U2 has announced the date of it’s latest album:
No Line On The Horizon, the new studio album from U2, will be released on Monday 2nd March 2009.
Written and recorded in various locations, No Line On The Horizon is the group’s 12th studio album and is their first release since the 9 million selling album How To Dismantle An Atomic Bomb, released in late 2004.
Sessions for No Line On The Horizon began last year in Fez, Morocco, continued in the band’s own studio in Dublin, before moving to New York’s Platinum Sound Recording Studios, and finally being completed at Olympic Studios in London.
The album calls on the production talents of long-time collaborators Brian Eno and Danny Lanois, with additional production by Steve Lillywhite.
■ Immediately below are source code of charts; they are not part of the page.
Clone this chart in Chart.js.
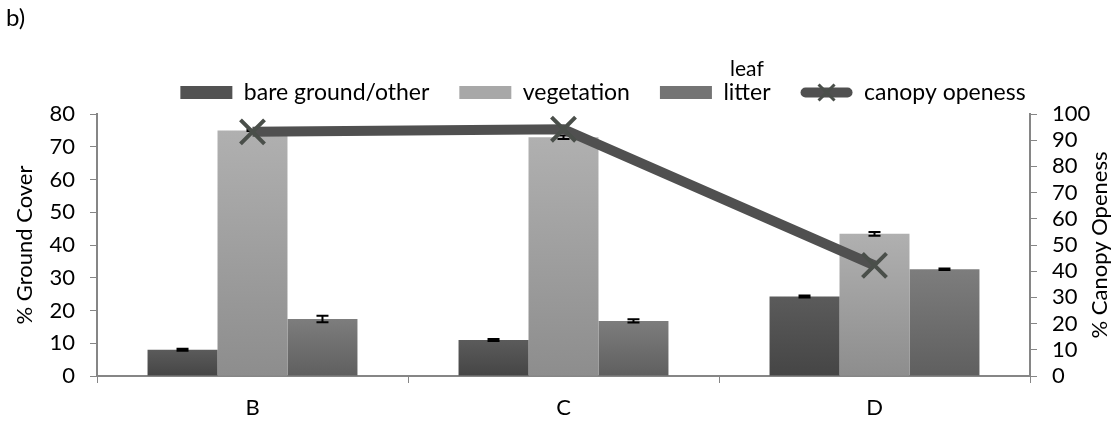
<!DOCTYPE html>
<html>
<head>
<meta charset="utf-8">
<script src="https://cdn.jsdelivr.net/npm/chart.js@4.4.1/dist/chart.umd.min.js"></script>
<style>
  html, body { margin: 0; padding: 0; background: #fff; }
  #wrap { position: relative; width: 1118px; height: 439px; }
  #panel { position: absolute; left: 6px; top: 2px; font: 24px Lato, sans-serif; color: #000; }
</style>
</head>
<body>
<div id="wrap">
  <div id="panel">b)</div>
  <canvas id="chartCanvas"></canvas>
</div>
<script>
// --- data ---
const sites = ["B", "C", "D"];
const bareGround = [8.0, 11.0, 24.3];
const bareGroundErr = [0.3, 0.3, 0.3];
const vegetation = [75.0, 72.9, 43.4];
const vegetationErr = [0.2, 0.5, 0.6];
const leafLitter = [17.4, 16.8, 32.6];
const leafLitterErr = [1.0, 0.5, 0.2];
const canopyOpeness = [93.2, 94.2, 42.2];

const FONT = "Lato, 'Open Sans', sans-serif";
const AXIS = "#868686";
const LINE = "#505050";

// vertical shading for each bar, light at the top
function shade(top, bottom) {
  return ctx => {
    const chart = ctx.chart;
    const area = chart.chartArea;
    if (!area || ctx.raw === undefined) return bottom;
    const y0 = chart.scales.y.getPixelForValue(ctx.raw);
    const g = chart.ctx.createLinearGradient(0, y0, 0, area.bottom);
    g.addColorStop(0, top);
    g.addColorStop(1, bottom);
    return g;
  };
}

// black error whiskers on the bars
const errorBars = {
  id: "errorBars",
  afterDatasetDraw(chart, args) {
    const ds = chart.data.datasets[args.index];
    if (!ds.errors) return;
    const y = chart.scales.y;
    const c = chart.ctx;
    c.save();
    c.strokeStyle = "#000";
    c.lineWidth = 2;
    args.meta.data.forEach((bar, i) => {
      const hi = y.getPixelForValue(ds.data[i] + ds.errors[i]);
      const lo = y.getPixelForValue(ds.data[i] - ds.errors[i]);
      c.beginPath();
      c.moveTo(bar.x, hi); c.lineTo(bar.x, lo);
      c.moveTo(bar.x - 6, hi); c.lineTo(bar.x + 6, hi);
      c.moveTo(bar.x - 6, lo); c.lineTo(bar.x + 6, lo);
      c.stroke();
    });
    c.restore();
  }
};

// legend tweaks: shift, line swatch with cross, "leaf" above "litter", right axis title
const extras = {
  id: "extras",
  afterUpdate(chart) {
    const lg = chart.legend;
    const dx = 44;
    lg.left += dx; lg.right += dx;
    lg.legendHitBoxes.forEach(h => { h.left += dx; });
  },
  afterDraw(chart) {
    const c = chart.ctx;
    const lg = chart.legend;
    const boxW = lg.options.labels.boxWidth;
    const hbLitter = lg.legendHitBoxes[2];
    const hbCanopy = lg.legendHitBoxes[3];
    c.save();
    c.font = "21px " + FONT;
    c.fillStyle = "#000";
    c.textAlign = "center";
    c.textBaseline = "middle";
    c.fillText("leaf", hbLitter.left + boxW + 11 + 24, hbLitter.top + hbLitter.height / 2 - 23);

    const cy = hbCanopy.top + hbCanopy.height / 2;
    const x0 = hbCanopy.left + 5, x1 = hbCanopy.left + boxW - 5;
    c.strokeStyle = LINE;
    c.lineWidth = 10;
    c.lineCap = "round";
    c.beginPath(); c.moveTo(x0, cy); c.lineTo(x1, cy); c.stroke();
    const mx = (x0 + x1) / 2;
    c.lineWidth = 3;
    c.lineCap = "butt";
    c.strokeStyle = "#4a4f4a";
    c.beginPath();
    c.moveTo(mx - 8, cy - 8); c.lineTo(mx + 8, cy + 8);
    c.moveTo(mx - 8, cy + 8); c.lineTo(mx + 8, cy - 8);
    c.stroke();

    const area = chart.chartArea;
    c.translate(1100, (area.top + area.bottom) / 2);
    c.rotate(-Math.PI / 2);
    c.font = "22px " + FONT;
    c.fillText("% Canopy Openess", 0, 0);
    c.restore();
  }
};

const canvas = document.getElementById("chartCanvas");
canvas.parentNode.style.height = "439px";

new Chart(canvas, {
  type: "bar",
  data: {
    labels: sites,
    datasets: [
      {
        label: "bare ground/other",
        data: bareGround,
        errors: bareGroundErr,
        backgroundColor: shade("#5b5b5b", "#454545"),
        legendColor: "#525252",
        order: 1
      },
      {
        label: "vegetation",
        data: vegetation,
        errors: vegetationErr,
        backgroundColor: shade("#b0b0b0", "#8d8d8d"),
        legendColor: "#a8a8a8",
        order: 1
      },
      {
        label: "litter",
        data: leafLitter,
        errors: leafLitterErr,
        backgroundColor: shade("#7d7d7d", "#5f5f5f"),
        legendColor: "#747474",
        order: 1
      },
      {
        type: "line",
        label: "canopy openess",
        data: canopyOpeness,
        yAxisID: "y1",
        borderColor: LINE,
        borderWidth: 10,
        tension: 0,
        pointStyle: "crossRot",
        pointRadius: 17,
        pointBorderWidth: 4,
        pointBorderColor: "#4a4f4a",
        pointBackgroundColor: "#4a4f4a",
        legendColor: "rgba(0,0,0,0)",
        order: 0
      }
    ]
  },
  options: {
    responsive: true,
    maintainAspectRatio: false,
    animation: false,
    layout: { padding: { top: 51, left: 0, right: 0, bottom: 0 } },
    datasets: { bar: { categoryPercentage: 0.675, barPercentage: 1.0 } },
    plugins: {
      tooltip: { enabled: false },
      legend: {
        position: "top",
        labels: {
          boxWidth: 52,
          boxHeight: 13,
          padding: 30,
          color: "#000",
          font: { family: FONT, size: 23 },
          generateLabels(chart) {
            return chart.data.datasets.map((ds, i) => ({
              text: ds.label,
              fillStyle: ds.legendColor,
              strokeStyle: ds.legendColor,
              lineWidth: 0,
              hidden: false,
              datasetIndex: i
            }));
          }
        }
      }
    },
    scales: {
      x: {
        grid: { display: true, drawOnChartArea: false, drawTicks: true, tickLength: 7, color: AXIS, offset: true },
        border: { color: AXIS, width: 2 },
        ticks: { color: "#000", font: { family: FONT, size: 22 }, padding: 12 },
        afterFit(s) { s.height = 63; }
      },
      y: {
        min: 0,
        max: 80,
        ticks: { stepSize: 10, autoSkip: false, color: "#000", font: { family: FONT, size: 22 }, padding: 15 },
        grid: { display: true, drawOnChartArea: false, drawTicks: true, tickLength: 7, color: AXIS },
        border: { color: AXIS, width: 2 },
        title: { display: true, text: "% Ground Cover", color: "#000", font: { family: FONT, size: 22 }, padding: { top: 12 } },
        afterFit(s) { s.width = 97; }
      },
      y1: {
        position: "right",
        min: 0,
        max: 100,
        ticks: { stepSize: 10, autoSkip: false, color: "#000", font: { family: FONT, size: 22 }, padding: 15 },
        grid: { display: true, drawOnChartArea: false, drawTicks: true, tickLength: 7, color: AXIS },
        border: { color: AXIS, width: 2 },
        afterFit(s) { s.width = 88; }
      }
    }
  },
  plugins: [errorBars, extras]
});
</script>
</body>
</html>
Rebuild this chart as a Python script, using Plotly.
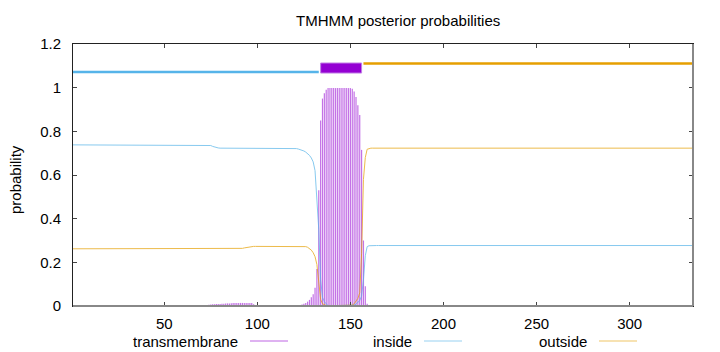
import plotly.graph_objects as go

# ---------------- data ----------------
positions = list(range(1, 335))

inside_prob = ([0.738] * 74
               + [0.735, 0.731, 0.728, 0.725, 0.724]
               + [0.723] * 40
               + [0.722, 0.721, 0.719, 0.717, 0.714, 0.710, 0.705, 0.698, 0.690, 0.678]
               + [0.660, 0.620, 0.500, 0.350, 0.120, 0.040, 0.020, 0.008]
               + [0.001] * 13
               + [0.001, 0.004, 0.008, 0.015, 0.025, 0.045, 0.120, 0.230, 0.272, 0.276]
               + [0.277] * 174)

outside_prob = ([0.262] * 90
                + [0.263, 0.264, 0.266, 0.268, 0.270, 0.271, 0.272, 0.273]
                + [0.273] * 27
                + [0.272, 0.269, 0.264, 0.256, 0.244, 0.226, 0.190, 0.120, 0.030, 0.010, 0.005, 0.002]
                + [0.001] * 13
                + [0.004, 0.010, 0.020, 0.035, 0.060, 0.240, 0.580, 0.680, 0.718, 0.722]
                + [0.723] * 174)

tm_prob = ([0.0] * 72
           + [0.004, 0.006, 0.007, 0.008, 0.008, 0.009, 0.009, 0.009, 0.010, 0.010, 0.011, 0.012, 0.012, 0.013]
           + [0.014] * 11
           + [0.008, 0.004, 0.002, 0.001]
           + [0.001] * 18
           + [0.002, 0.003, 0.004, 0.005, 0.007, 0.010, 0.014, 0.020, 0.028, 0.040,
              0.054, 0.084, 0.170, 0.530, 0.850, 0.950, 0.975, 0.990]
           + [0.998] * 13
           + [0.995, 0.982, 0.957, 0.920, 0.875, 0.715, 0.300, 0.090, 0.010, 0.002]
           + [0.0] * 174)

topo_labels = ["inside", "TMhelix", "outside"]
topo_start = [1, 134, 157]
topo_end = [133, 156, 334]

x_ticks = [50, 100, 150, 200, 250, 300]
y_ticks = [0, 0.2, 0.4, 0.6, 0.8, 1, 1.2]

# ---------------- style ----------------
PURPLE = "#9400D3"
BLUE = "#56B4E9"
ORANGE = "#E69F00"
FONT = "Liberation Sans, Arial, sans-serif"
FS = 15

L, R, T, B = 73, 27, 44, 46
W, H = 720, 352
PW, PH = W - L - R, H - T - B


def px2paper_x(px):
    return (px - L) / PW


def px2paper_y(py):
    return (H - B - py) / PH


fig = go.Figure()

# impulses for transmembrane probability
imp_x, imp_y = [], []
for p, v in zip(positions, tm_prob):
    imp_x += [p, p, None]
    imp_y += [0, v, None]
fig.add_trace(go.Scatter(x=imp_x, y=imp_y, mode="lines",
                         line=dict(color=PURPLE, width=1.2), opacity=0.55,
                         hoverinfo="skip", showlegend=False))

fig.add_trace(go.Scatter(x=positions, y=inside_prob, mode="lines",
                         line=dict(color=BLUE, width=1), opacity=0.7,
                         showlegend=False))
fig.add_trace(go.Scatter(x=positions, y=outside_prob, mode="lines",
                         line=dict(color=ORANGE, width=1), opacity=0.7,
                         showlegend=False))

# topology bars on top
levels = {"inside": 1.072, "outside": 1.111}
colors = {"inside": BLUE, "outside": ORANGE}
for lab, s, e in zip(topo_labels, topo_start, topo_end):
    if lab == "TMhelix":
        fig.add_trace(go.Scatter(x=[s, e, e, s, s],
                                 y=[1.067, 1.067, 1.113, 1.113, 1.067],
                                 mode="lines", fill="toself",
                                 fillcolor=PURPLE,
                                 line=dict(color="#C27FE6", width=1),
                                 showlegend=False))
    else:
        fig.add_trace(go.Scatter(x=[s, e], y=[levels[lab]] * 2, mode="lines",
                                 line=dict(color=colors[lab], width=2.5),
                                 showlegend=False))

# borders (gray bottom/right like reference)
shapes = [
    dict(type="line", xref="paper", yref="paper", x0=0, x1=1, y0=0, y1=0,
         line=dict(color="#888888", width=2)),
    dict(type="line", xref="paper", yref="paper", x0=1, x1=1, y0=0, y1=1,
         line=dict(color="#888888", width=2)),
]

# manual legend (gnuplot style: text then line sample)
annotations = []
legend_items = [("transmembrane", 240, 250, 288, PURPLE),
                ("inside", 414, 424, 462, BLUE),
                ("outside", 589, 599, 637, ORANGE)]
for text, tx, l0, l1, col in legend_items:
    annotations.append(dict(text=text, xref="paper", yref="paper",
                            x=px2paper_x(tx), y=px2paper_y(341),
                            xanchor="right", yanchor="middle", showarrow=False,
                            font=dict(family=FONT, size=FS, color="#000")))
    shapes.append(dict(type="line", xref="paper", yref="paper",
                       x0=px2paper_x(l0), x1=px2paper_x(l1),
                       y0=px2paper_y(341), y1=px2paper_y(341),
                       line=dict(color=col, width=1), opacity=0.6))

annotations.append(dict(text="probability", xref="paper", yref="paper",
                        x=px2paper_x(15), y=px2paper_y(180), textangle=-90,
                        xanchor="center", yanchor="middle", showarrow=False,
                        font=dict(family=FONT, size=FS, color="#000")))
annotations.append(dict(text="TMHMM posterior probabilities", xref="paper", yref="paper",
                        x=px2paper_x(398), y=px2paper_y(20), xanchor="center", yanchor="middle",
                        showarrow=False,
                        font=dict(family=FONT, size=FS, color="#000")))

fig.update_layout(
    width=W, height=H,
    margin=dict(l=L, r=R, t=T, b=B),
    paper_bgcolor="white", plot_bgcolor="white",
    font=dict(family=FONT, size=FS, color="#000"),
    shapes=shapes, annotations=annotations,
    showlegend=False,
)
fig.update_xaxes(range=[1, 334], tickvals=x_ticks, ticks="inside", ticklen=4,
                 tickcolor="#444", showgrid=False, zeroline=False,
                 showline=True, linecolor="#222", linewidth=1, mirror="ticks",
                 ticklabelstandoff=4, tickfont=dict(family=FONT, size=FS))
fig.update_yaxes(range=[0, 1.2], tickvals=y_ticks, ticks="inside", ticklen=4,
                 tickcolor="#444", showgrid=False, zeroline=False,
                 showline=True, linecolor="#222", linewidth=1, mirror="ticks",
                 ticklabelstandoff=8, tickfont=dict(family=FONT, size=FS))

fig.write_html("out.html")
They will also be touring in 2009. Definitely have to go since I’ve never seen them live.






As the post is on U2, may I mention that I’m not comfortable calling U2 a Christian band. Don’t know them personally, but if they *are* Christians, then they practice a strange Christianity indeed. Just one example: in one of their publicised set lists for their current 2011 tour, they honor Sgt Pepper — icon of destruction, rebellion, drug-induced (pharmacopeia) thoughts and lyrics and an album which heralded icons such as Satanist Aleister Crowley — author of and the Rolling Stones, who released “His Satanic Majesty’s Request”. This link lists the U2 set list for Chile: bit.ly/e9sYWR. Steve Stockman seeks to vindicate them in his book, in which he dotes upon them — but Stockman is quite a liberal (perhaps even a capital “L”) Christian indeed. The following page illustrates quite a bit about who Crowley was: http://www.bbc.co.uk/dna/h2g2/A9736851; Sgt Pepper album pointed him out as a ‘hero’ and U2 is paying tribute to Sgt Pepper which was a pursuit into all that is wicked and unholy.
Again, as I mentioned, I’ve never met the members of U2, but having researched U2 and Bono for several years, they present very serious questions about their supposed faith.